→ PROVIDED DATA
——————
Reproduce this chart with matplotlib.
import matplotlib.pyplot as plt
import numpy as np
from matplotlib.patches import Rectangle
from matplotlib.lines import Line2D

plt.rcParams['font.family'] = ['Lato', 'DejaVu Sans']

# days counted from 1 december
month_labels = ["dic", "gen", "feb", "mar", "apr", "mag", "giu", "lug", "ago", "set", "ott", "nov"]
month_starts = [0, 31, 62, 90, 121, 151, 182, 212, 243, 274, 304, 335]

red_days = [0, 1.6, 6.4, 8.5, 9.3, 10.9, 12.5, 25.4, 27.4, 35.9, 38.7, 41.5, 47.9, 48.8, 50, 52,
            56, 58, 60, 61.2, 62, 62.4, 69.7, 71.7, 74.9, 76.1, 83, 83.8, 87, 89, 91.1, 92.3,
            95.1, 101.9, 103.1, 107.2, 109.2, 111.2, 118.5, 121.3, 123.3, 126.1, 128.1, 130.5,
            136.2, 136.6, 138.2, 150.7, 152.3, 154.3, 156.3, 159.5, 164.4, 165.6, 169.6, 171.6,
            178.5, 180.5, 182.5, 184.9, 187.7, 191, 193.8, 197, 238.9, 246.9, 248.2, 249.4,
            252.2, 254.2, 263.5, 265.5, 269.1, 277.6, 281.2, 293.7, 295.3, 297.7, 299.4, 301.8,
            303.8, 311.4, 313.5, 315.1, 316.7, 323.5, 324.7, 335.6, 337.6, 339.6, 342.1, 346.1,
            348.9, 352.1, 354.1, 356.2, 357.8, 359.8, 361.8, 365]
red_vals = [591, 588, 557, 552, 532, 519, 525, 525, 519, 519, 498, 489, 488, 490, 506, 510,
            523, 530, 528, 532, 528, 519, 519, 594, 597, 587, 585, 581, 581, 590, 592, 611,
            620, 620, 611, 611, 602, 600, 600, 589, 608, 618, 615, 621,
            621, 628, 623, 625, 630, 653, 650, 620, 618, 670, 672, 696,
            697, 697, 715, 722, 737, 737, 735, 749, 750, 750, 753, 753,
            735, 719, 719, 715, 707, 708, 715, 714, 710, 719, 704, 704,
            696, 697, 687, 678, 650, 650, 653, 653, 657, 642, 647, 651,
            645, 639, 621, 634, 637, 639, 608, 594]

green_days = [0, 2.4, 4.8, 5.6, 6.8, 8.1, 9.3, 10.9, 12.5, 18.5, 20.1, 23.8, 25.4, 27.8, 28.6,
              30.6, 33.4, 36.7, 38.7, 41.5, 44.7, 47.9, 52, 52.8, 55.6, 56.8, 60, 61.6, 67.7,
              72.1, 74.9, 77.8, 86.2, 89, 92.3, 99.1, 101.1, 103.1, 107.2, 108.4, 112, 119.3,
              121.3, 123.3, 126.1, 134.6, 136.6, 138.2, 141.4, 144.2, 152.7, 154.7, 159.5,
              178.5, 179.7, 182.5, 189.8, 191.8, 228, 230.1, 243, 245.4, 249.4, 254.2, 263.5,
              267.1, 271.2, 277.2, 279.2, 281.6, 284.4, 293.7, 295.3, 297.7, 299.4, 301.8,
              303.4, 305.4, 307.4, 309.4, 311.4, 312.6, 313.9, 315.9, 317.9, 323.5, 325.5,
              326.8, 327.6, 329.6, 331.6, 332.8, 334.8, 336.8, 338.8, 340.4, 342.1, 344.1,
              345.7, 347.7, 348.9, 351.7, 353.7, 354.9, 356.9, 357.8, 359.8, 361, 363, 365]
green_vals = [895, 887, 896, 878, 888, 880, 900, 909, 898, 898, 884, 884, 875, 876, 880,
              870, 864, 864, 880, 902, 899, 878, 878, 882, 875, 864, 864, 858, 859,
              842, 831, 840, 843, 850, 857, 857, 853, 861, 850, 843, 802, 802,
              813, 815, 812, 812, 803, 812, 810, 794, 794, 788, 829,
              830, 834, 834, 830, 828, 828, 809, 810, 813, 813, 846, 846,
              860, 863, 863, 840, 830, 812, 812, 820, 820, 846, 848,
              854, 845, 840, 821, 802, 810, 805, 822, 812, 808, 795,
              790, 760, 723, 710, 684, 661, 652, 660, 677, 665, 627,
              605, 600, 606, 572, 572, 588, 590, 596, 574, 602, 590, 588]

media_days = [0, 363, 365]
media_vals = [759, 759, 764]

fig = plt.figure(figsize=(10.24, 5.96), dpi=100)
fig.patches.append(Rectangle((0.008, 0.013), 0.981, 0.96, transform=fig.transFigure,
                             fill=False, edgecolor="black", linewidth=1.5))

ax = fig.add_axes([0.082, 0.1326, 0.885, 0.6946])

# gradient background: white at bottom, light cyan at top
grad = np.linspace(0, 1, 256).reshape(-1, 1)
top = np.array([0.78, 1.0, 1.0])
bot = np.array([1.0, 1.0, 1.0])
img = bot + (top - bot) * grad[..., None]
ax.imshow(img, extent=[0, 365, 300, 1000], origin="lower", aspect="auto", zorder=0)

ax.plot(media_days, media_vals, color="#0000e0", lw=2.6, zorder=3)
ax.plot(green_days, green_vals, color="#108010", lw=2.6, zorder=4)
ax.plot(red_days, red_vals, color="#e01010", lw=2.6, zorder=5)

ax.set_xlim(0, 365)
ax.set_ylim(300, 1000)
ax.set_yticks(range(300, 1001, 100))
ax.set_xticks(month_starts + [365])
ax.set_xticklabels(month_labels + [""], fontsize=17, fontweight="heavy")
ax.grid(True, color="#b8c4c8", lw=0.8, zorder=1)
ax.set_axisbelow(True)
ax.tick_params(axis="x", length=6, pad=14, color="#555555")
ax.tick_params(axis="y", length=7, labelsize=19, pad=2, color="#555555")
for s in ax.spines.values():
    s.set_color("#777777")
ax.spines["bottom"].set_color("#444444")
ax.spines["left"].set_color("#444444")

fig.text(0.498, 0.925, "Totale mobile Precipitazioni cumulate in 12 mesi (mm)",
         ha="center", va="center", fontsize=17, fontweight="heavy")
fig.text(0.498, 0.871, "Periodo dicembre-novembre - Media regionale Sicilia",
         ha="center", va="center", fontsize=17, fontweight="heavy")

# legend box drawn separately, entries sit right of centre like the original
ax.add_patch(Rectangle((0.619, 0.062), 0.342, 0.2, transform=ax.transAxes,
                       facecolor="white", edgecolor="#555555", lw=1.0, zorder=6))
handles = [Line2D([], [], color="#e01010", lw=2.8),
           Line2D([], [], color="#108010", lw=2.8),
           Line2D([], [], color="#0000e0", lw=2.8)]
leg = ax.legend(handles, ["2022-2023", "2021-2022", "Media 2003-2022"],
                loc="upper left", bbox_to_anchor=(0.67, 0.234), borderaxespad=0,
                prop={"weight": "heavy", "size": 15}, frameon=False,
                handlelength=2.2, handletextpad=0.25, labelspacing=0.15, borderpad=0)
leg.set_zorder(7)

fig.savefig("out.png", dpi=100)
——————
→ PROBLEM
Scan the material for lines with the word "matplotlib", and copy each line you find.

→ REPLY
Reproduce this chart with matplotlib.
import matplotlib.pyplot as plt
from matplotlib.patches import Rectangle
from matplotlib.lines import Line2D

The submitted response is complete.